忘れん坊大魔王にして最強のポジティブ人間。


タカハシ

「□O:△O」のパタンナー兼サンプル縫製担当。

自尊心の低さなら誰にも負けない。

本作の主人公。

「良い話と悪い話がある。どっちを先に聞きたい?」

 アイロンをかけるわたしの横でスズキ氏が言った。

「同時に言ってみる?」

無茶なリクエストをしてみたが、

「実は同じ話」

 はて? 首をかしげる。

「クッションカバー十個追加になりました!」

 なんとコラボ先の家具のリペア工房さんがクッションカバーをお気に召していただいたようで、めでたく追加生産が決定したようだ。

「今度は円錐型を希望してるみたい」

「エンスイ?」

 クッションカバーからかけ離れた形状だったのでスズキ氏の言葉の意味が一瞬不明だった。

「山型ね」

「ああ……」

 相づちを打つがいまいちピント来ない。

 はて、円錐型のクッションカバーとは。


 気を取り直して、とりあえずパターンを引こう。

 しかし、これ、円周率とか使わないとダメなやつか? あー……、算数でコケてる身としては超めんどくさいやつだわ。

 使うスラッシュキルトの大きさを計りながら、そこに入るサイズでパターンを引けば、大きさは自ずと決まってくる。

 で、何とかして底面に来る円の直径を求めてから、CADできれいな丸を引く。

 って、これ、どこにファスナー付けんのよ。

 個人的には底面と側面の境が良いけど、勝手にやって「ああー……」なことになりたくないのでスズキ氏に確認を取る。

「うーん。
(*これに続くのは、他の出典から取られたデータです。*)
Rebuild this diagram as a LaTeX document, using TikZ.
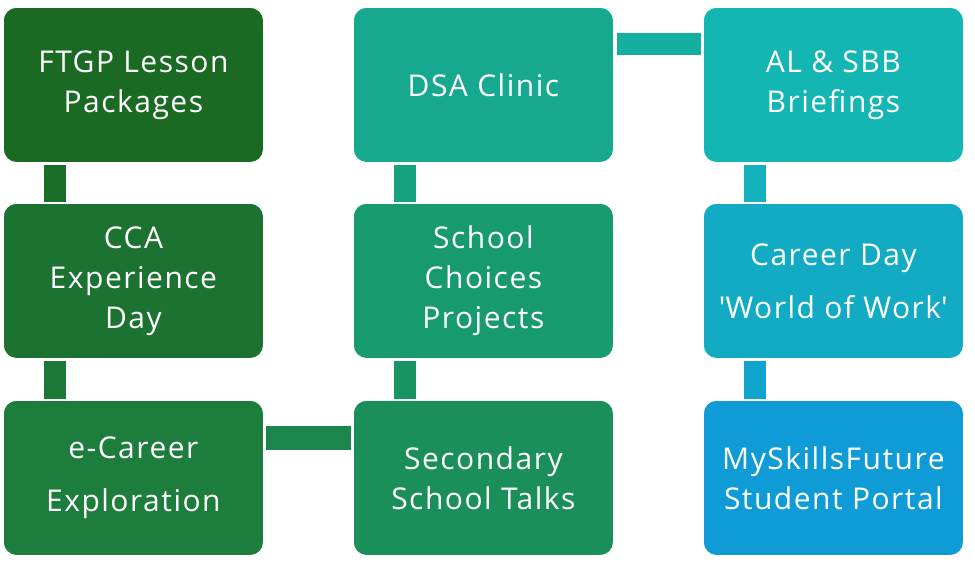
\documentclass[tikz,border=0pt]{standalone}
\usepackage{fontspec}
\setmainfont{Open Sans}[LetterSpace=5]
\usetikzlibrary{calc}
\definecolor{c1}{HTML}{1B6A24}
\definecolor{c2}{HTML}{1C7230}
\definecolor{c3}{HTML}{1C7D3C}
\definecolor{c4}{HTML}{1A8F5A}
\definecolor{c5}{HTML}{179A6E}
\definecolor{c6}{HTML}{17A98F}
\definecolor{c7}{HTML}{14B6B4}
\definecolor{c8}{HTML}{12ABC3}
\definecolor{c9}{HTML}{0E9BD6}
\begin{document}
\begin{tikzpicture}[x=1pt,y=-1pt,
  box/.style={draw=white, line width=0.8pt, rounded corners=13pt,
    minimum width=260pt, minimum height=155pt, anchor=north west,
    text=white, align=center, inner sep=0pt,
    font=\fontsize{30}{40}\selectfont},
  bar/.style={draw=white, line width=0.6pt}]
\useasboundingbox (0,0) rectangle (975,562);
\node[box, fill=c1] (n1) at (3,7) {FTGP Lesson\\Packages};
\node[box, fill=c2] (n2) at (3,203) {CCA\\Experience\\Day};
\node[box, fill=c3] (n3) at (3,400) {e-Career\\[13pt]Exploration};
\node[box, fill=c4] (n4) at (353,400) {Secondary\\School Talks};
\node[box, fill=c5] (n5) at (353,203) {School\\Choices\\Projects};
\node[box, fill=c6] (n6) at (353,7) {DSA Clinic};
\node[box, fill=c7] (n7) at (703,7) {AL \& SBB\\Briefings};
\node[box, fill=c8] (n8) at (703,203) {Career Day\\[13pt]\textquotesingle World of Work\textquotesingle};
\node[box, fill=c9] (n9) at (703,400) {MySkillsFuture\\Student Portal};
\fill[bar, fill=c1!50!c2] ($(n1.south west)+(40,1)$) rectangle ($(n2.north west)+(63,-1)$);
\fill[bar, fill=c2!50!c3] ($(n2.south west)+(40,1)$) rectangle ($(n3.north west)+(63,-1)$);
\fill[bar, fill=c3!50!c4] ($(n3.north east)+(1,25)$) rectangle ($(n4.north west)+(-2,50)$);
\fill[bar, fill=c4!50!c5] ($(n5.south west)+(40,1)$) rectangle ($(n4.north west)+(63,-1)$);
\fill[bar, fill=c5!50!c6] ($(n6.south west)+(40,1)$) rectangle ($(n5.north west)+(63,-1)$);
\fill[bar, fill=c6!50!c7] ($(n6.north east)+(2,25)$) rectangle ($(n7.north west)+(-2,48)$);
\fill[bar, fill=c7!50!c8] ($(n7.south west)+(40,1)$) rectangle ($(n8.north west)+(63,-1)$);
\fill[bar, fill=c8!50!c9] ($(n8.south west)+(40,1)$) rectangle ($(n9.north west)+(63,-1)$);
\end{tikzpicture}
\end{document}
側面かな」

 やはりそう来たか。勝手にやっとかなくてよかった。胸を撫で下ろす。


 試作として出来上がったクッションカバー見て、「かわいい!」とテンションが上がっている二人。サトー氏に関しては「おい!」な言葉を連発している。

 しかし、時は年末。納期まで稼働で半月くらいしかない。ヒャッホーなことに、ストックのスラッシュキルトもない。

 怒涛のスラッシュキルト制作が始まった。


 急ピッチでスラッシュキルトを作りまくってから、遊び心を存分に加えた変形円錐型をデザイン。

 円錐の頂点ずらすってどんな型になるの? なんて思いながら、数式をネットで検索して型紙を引く。

 ここまで来るとクッションカバーハイになっていて、物事の分別がついていなかった。

 上がったクッションカバーは最初の試作からかなり巨大化していて遊び心加えすぎな型をしている。

 しかし、クッションカバーハイなわたしたちには物事の分別が付いていない(二回目)。

 イケイケどんどんな状態でいたところを猫だましを食らわされて正気に戻る。

「あれ? これ、いかんかも」

 急遽路線変更。

 全てのクッションカバーをほどいてから、再度パターンを引き直す。

 さて、あとは縫うだけ。

 しかし、ここで年末年始の休業に突入。

 ああああ! 納期は年明け直ぐなのに! 年明けたら本業の裄詰めが、ガッツリ入ってきてんだよ! 手を出せないよ、どうすんだよ!

 ってなことを一応上司であるサトー氏に直談判。

「しゃあねーなー」

 と内職として休み中に消化することになった。


 年末年始休業から明け、クッションカバーハイでもなくなっていたわたしたちは、作り直したその子たちを見て、「かわいいなぁ」と悶えていた。

この頃は刺激物飲みすぎて強炭酸じゃ物足りなくなってるような状態でした。